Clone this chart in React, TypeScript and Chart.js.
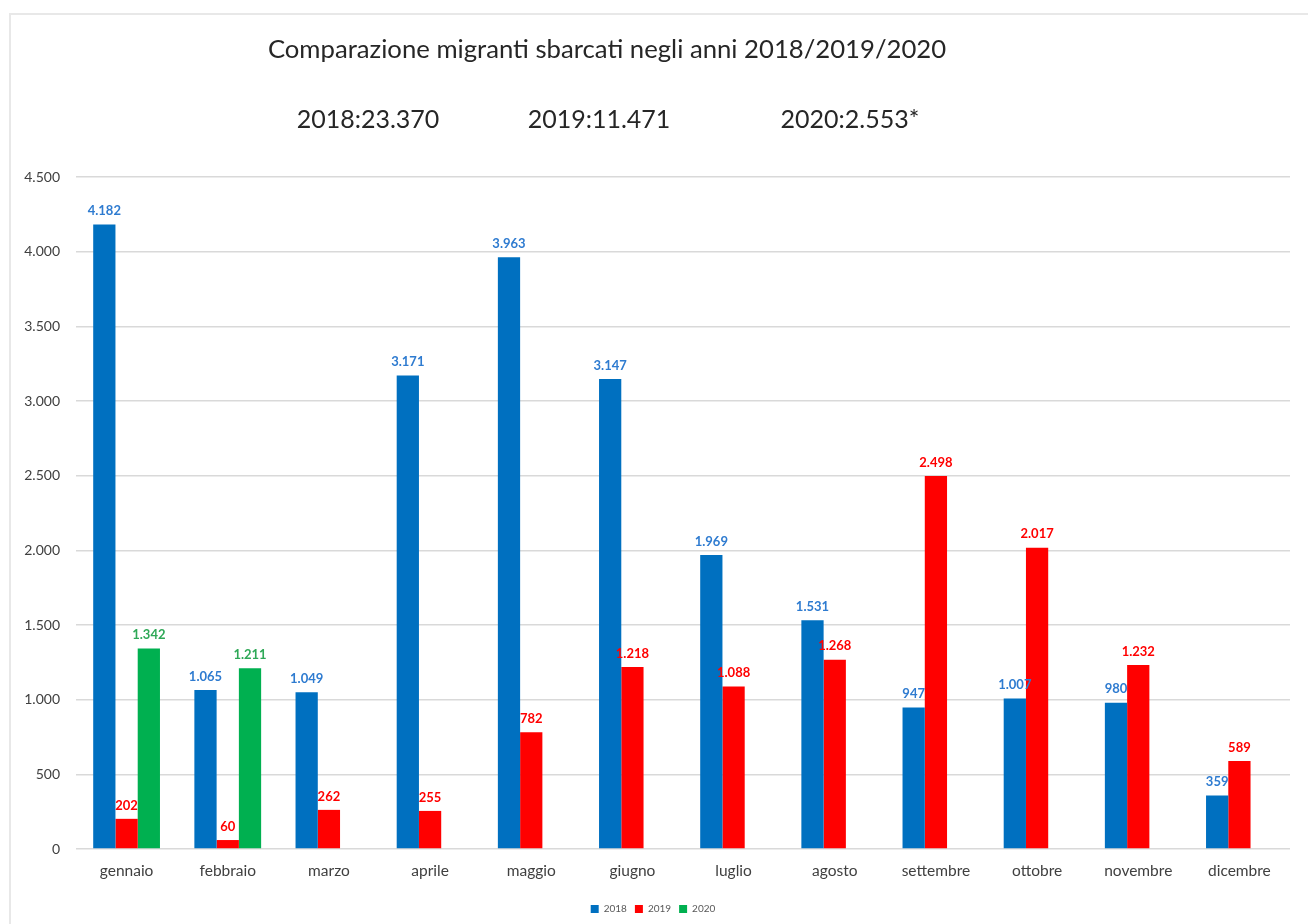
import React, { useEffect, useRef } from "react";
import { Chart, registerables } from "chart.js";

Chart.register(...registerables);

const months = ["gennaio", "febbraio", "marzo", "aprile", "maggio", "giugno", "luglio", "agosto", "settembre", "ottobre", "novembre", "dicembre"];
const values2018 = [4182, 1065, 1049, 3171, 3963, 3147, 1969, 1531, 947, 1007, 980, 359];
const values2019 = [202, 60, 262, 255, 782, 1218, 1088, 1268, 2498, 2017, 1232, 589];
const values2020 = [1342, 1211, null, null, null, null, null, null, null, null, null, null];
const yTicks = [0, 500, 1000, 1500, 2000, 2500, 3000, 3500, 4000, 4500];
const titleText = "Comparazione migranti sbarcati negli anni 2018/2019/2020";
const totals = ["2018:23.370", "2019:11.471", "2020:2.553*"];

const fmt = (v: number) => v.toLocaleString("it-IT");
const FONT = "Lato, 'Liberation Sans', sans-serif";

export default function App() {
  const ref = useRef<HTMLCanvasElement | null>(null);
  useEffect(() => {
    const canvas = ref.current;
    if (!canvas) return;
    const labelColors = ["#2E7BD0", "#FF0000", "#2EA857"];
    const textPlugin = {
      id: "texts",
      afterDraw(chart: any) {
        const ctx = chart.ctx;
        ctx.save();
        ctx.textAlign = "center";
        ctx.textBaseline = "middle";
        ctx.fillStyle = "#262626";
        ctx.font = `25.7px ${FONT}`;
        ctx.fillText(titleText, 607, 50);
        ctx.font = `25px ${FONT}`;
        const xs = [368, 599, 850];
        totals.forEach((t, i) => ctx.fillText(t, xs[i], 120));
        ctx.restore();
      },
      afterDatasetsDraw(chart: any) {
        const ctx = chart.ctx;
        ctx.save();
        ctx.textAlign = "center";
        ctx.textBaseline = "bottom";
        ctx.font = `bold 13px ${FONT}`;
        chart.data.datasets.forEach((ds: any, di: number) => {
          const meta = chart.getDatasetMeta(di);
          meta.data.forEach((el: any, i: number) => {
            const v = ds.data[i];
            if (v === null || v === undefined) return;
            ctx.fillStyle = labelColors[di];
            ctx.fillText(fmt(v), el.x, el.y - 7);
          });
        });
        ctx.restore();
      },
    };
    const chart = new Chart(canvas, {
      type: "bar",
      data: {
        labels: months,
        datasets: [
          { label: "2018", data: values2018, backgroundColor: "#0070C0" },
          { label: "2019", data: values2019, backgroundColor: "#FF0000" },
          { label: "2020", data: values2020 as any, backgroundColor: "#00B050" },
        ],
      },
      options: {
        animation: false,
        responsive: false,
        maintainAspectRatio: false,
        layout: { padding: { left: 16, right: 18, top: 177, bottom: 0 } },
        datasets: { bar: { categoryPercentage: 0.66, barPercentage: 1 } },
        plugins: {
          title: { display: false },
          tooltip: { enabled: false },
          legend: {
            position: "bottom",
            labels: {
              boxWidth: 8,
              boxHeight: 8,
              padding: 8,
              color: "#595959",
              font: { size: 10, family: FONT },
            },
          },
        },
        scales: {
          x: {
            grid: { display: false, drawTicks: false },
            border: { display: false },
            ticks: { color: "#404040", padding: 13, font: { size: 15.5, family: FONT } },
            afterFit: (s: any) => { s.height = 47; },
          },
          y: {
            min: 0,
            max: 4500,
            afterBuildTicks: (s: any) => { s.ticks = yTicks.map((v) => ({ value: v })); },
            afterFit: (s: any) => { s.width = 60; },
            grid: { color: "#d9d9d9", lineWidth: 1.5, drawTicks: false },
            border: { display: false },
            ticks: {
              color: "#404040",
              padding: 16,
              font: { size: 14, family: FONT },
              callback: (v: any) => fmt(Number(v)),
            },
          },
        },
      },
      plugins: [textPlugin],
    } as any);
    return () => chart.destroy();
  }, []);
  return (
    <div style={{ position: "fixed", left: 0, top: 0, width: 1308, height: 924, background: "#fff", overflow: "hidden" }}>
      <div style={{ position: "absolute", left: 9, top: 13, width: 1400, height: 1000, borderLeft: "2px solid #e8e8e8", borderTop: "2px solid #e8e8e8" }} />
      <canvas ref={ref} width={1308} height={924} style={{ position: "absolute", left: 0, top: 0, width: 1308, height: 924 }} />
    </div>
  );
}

•••

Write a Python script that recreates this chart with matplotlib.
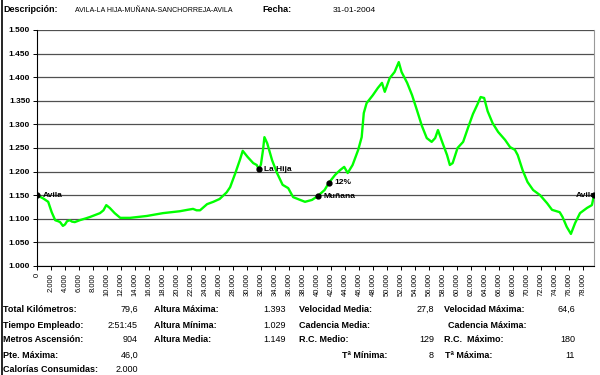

•••

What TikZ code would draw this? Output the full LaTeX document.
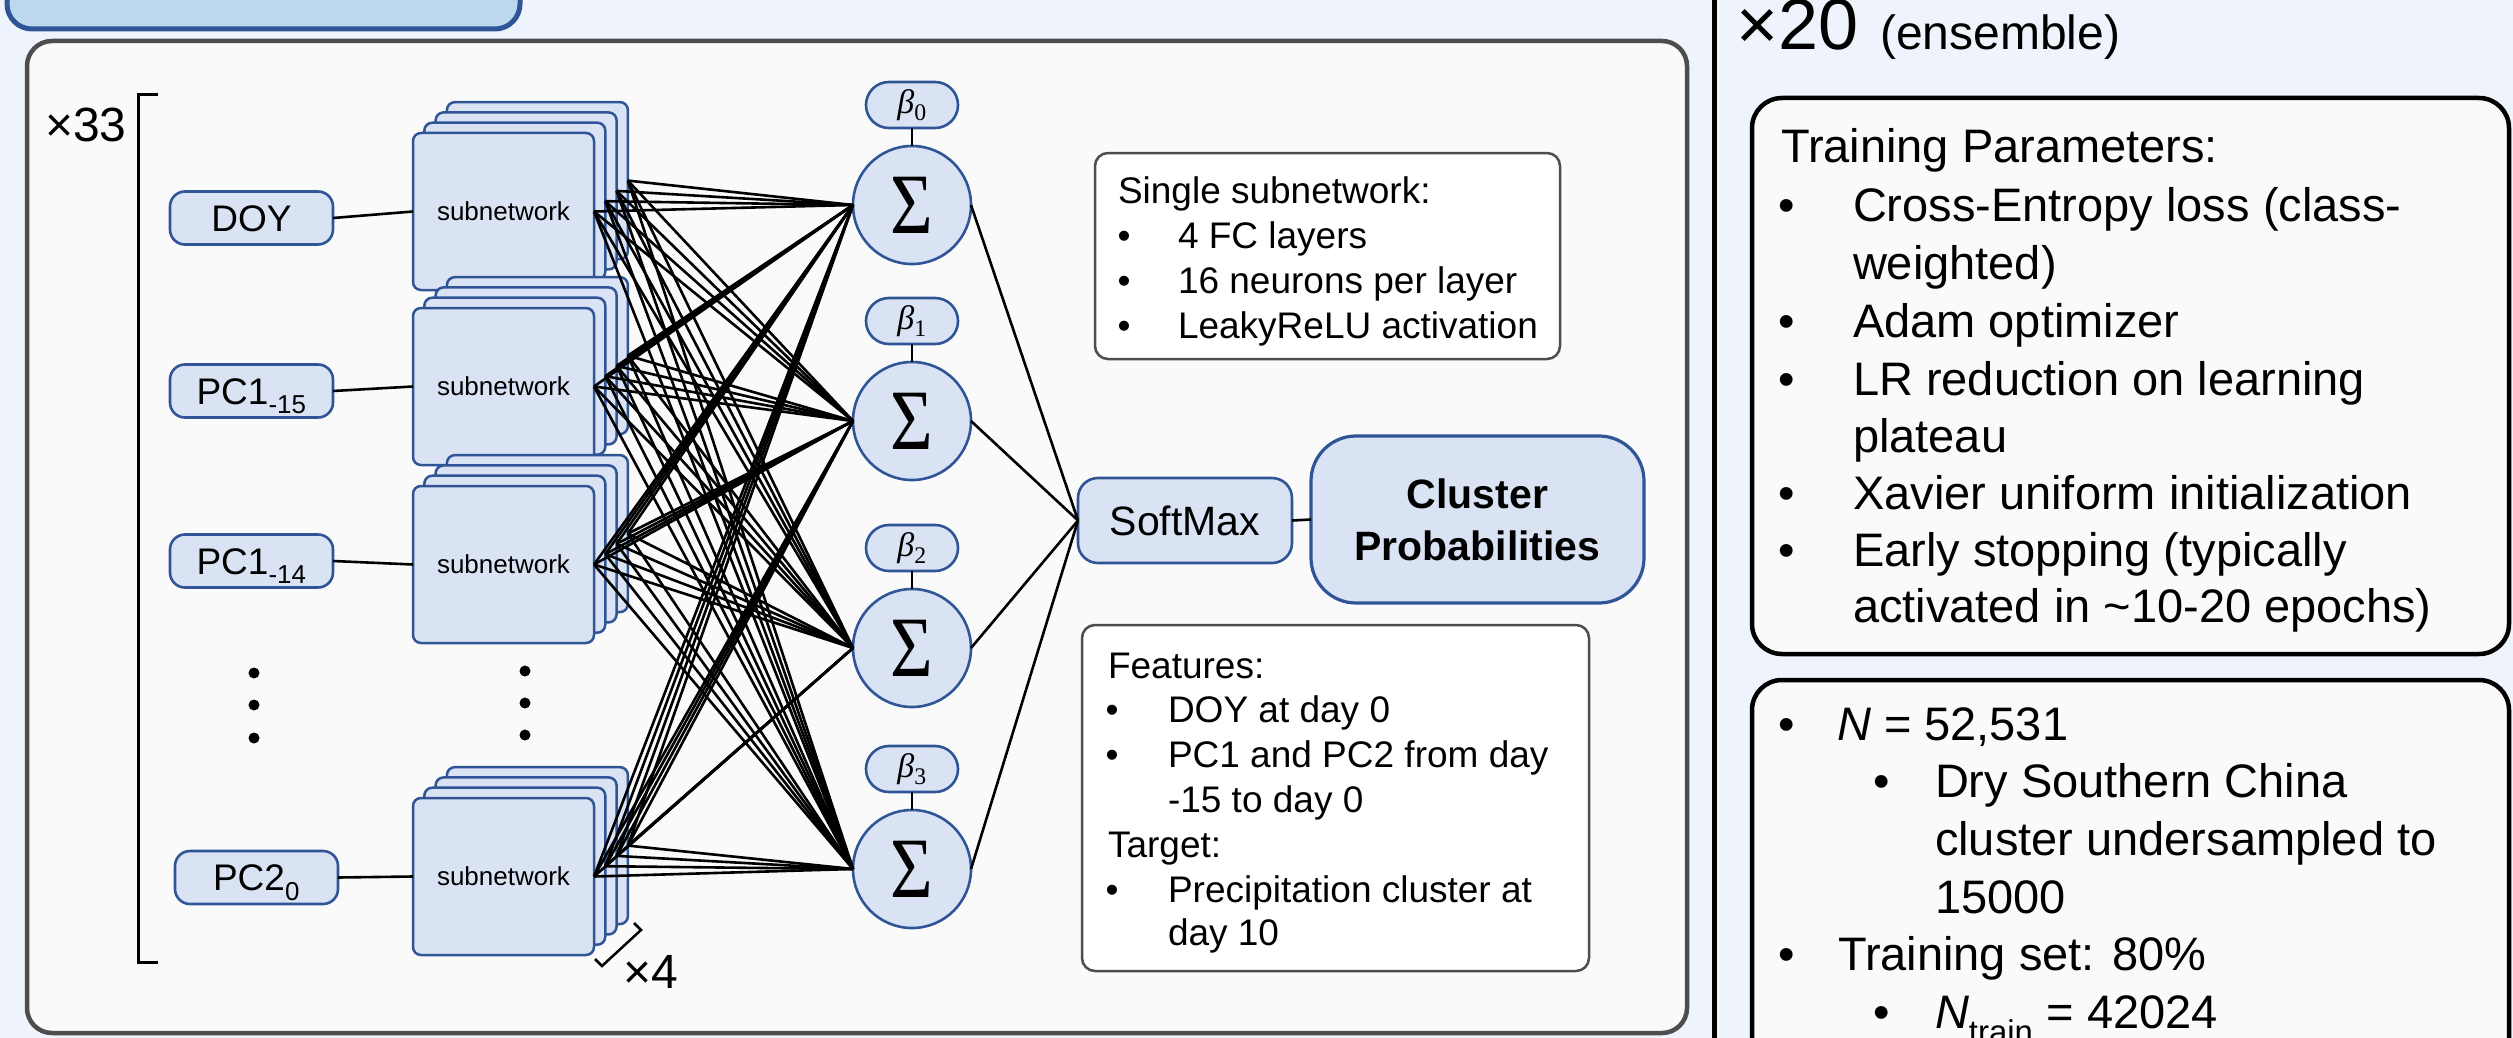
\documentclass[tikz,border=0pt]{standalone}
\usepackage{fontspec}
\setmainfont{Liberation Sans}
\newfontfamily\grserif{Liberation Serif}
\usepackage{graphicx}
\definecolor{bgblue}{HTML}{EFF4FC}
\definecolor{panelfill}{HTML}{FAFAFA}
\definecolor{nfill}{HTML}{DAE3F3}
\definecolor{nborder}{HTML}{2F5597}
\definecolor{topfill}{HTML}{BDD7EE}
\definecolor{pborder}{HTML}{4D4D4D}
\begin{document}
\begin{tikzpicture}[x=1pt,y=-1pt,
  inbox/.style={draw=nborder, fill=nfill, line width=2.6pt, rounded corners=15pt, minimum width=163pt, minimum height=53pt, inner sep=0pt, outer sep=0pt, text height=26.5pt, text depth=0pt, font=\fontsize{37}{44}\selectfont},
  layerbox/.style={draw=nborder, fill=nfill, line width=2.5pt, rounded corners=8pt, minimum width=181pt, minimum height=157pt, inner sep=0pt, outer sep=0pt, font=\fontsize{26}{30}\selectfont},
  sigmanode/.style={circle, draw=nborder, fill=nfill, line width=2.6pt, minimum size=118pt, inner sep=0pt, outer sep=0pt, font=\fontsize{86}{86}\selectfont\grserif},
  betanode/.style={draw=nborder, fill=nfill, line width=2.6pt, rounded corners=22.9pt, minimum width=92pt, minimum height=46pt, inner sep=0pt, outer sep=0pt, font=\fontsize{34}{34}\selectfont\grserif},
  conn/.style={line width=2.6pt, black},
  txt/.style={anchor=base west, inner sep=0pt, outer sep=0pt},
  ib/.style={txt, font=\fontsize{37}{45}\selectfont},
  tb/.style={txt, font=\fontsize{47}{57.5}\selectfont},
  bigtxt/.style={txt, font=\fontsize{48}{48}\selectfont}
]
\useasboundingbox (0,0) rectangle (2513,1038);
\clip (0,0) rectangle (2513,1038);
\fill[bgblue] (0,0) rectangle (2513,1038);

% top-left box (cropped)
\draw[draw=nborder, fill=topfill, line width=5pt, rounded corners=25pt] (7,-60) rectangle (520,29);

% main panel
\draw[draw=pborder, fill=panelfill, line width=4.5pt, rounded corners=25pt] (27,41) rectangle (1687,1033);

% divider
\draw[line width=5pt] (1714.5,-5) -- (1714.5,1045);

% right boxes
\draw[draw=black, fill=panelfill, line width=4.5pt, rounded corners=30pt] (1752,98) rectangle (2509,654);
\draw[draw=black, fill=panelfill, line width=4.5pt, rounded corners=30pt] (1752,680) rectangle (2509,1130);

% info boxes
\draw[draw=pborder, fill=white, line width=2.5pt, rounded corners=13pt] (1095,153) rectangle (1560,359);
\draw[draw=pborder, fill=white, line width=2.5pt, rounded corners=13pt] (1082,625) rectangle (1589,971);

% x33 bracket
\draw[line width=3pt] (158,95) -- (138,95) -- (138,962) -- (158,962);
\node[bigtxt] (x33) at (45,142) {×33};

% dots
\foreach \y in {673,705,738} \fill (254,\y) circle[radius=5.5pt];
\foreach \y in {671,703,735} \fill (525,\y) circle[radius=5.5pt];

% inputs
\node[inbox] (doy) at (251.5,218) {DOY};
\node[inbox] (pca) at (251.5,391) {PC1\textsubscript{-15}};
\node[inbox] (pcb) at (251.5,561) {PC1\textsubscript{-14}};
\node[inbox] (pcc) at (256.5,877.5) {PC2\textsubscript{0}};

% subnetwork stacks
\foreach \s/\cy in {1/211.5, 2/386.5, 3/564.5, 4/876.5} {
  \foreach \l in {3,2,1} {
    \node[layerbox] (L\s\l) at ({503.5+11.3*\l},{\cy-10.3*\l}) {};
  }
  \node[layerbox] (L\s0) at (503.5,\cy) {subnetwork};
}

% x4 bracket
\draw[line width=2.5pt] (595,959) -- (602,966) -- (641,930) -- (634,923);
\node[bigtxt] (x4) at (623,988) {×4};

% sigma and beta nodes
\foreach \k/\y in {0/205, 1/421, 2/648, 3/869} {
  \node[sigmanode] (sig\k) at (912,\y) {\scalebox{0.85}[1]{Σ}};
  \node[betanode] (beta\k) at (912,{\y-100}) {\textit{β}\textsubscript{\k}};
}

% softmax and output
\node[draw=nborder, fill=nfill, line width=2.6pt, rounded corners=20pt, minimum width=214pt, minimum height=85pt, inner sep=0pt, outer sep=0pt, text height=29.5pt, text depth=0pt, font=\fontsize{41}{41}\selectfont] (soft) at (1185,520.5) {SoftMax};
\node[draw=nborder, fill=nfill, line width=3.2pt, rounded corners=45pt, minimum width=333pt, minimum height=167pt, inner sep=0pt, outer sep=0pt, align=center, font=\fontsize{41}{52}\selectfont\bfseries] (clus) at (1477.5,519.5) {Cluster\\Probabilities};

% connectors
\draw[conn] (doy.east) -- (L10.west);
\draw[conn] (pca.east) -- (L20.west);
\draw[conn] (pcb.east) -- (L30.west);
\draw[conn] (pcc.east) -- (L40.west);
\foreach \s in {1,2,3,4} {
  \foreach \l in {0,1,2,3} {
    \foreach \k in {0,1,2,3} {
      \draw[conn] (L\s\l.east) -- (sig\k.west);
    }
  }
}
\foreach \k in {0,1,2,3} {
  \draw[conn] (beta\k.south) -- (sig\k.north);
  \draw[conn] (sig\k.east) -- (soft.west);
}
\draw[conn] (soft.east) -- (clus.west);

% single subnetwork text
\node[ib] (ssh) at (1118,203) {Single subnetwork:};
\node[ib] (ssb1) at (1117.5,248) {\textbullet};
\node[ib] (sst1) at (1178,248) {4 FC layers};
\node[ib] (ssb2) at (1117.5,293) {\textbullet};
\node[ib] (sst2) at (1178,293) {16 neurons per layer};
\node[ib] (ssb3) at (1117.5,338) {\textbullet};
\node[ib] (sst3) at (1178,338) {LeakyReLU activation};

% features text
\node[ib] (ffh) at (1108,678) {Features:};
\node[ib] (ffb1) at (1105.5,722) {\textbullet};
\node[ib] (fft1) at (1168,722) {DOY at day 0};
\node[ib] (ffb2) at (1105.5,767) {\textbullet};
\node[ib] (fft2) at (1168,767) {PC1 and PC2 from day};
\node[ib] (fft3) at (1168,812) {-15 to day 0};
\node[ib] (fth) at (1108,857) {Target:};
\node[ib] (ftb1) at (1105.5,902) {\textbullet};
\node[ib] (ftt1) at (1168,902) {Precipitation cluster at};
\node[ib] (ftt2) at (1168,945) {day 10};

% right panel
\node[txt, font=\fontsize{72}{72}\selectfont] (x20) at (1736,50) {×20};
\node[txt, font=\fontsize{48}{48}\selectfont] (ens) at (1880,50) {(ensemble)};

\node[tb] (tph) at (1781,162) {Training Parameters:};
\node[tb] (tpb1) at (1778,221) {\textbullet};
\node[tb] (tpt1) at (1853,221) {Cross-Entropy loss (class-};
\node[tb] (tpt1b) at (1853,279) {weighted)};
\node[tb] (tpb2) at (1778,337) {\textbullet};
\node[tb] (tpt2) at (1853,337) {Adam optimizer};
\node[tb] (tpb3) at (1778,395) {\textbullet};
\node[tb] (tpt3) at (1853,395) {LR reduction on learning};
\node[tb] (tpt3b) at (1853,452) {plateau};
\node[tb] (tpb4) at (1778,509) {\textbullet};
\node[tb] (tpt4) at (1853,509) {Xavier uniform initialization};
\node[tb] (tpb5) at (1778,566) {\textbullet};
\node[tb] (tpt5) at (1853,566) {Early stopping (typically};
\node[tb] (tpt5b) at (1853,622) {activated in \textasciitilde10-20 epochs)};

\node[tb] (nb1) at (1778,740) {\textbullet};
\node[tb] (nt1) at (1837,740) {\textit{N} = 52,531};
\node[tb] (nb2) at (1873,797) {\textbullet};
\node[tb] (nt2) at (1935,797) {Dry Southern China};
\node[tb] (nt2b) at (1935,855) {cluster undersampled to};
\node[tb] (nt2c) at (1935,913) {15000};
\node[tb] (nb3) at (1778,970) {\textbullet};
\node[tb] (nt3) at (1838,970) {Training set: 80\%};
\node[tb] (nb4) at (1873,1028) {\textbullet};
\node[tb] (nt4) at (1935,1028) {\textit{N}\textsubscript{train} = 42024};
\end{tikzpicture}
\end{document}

•••

WRITTEN INSTRUCTION
Pictures are not part of the copy. Write out only the lines from the one containing "Clone this chart" through the one containing "Chart.register(...registerables);", exactly as they stand, both included.

OUTPUT
Clone this chart in React, TypeScript and Chart.js.
import React, { useEffect, useRef } from "react";
import { Chart, registerables } from "chart.js";

Chart.register(...registerables);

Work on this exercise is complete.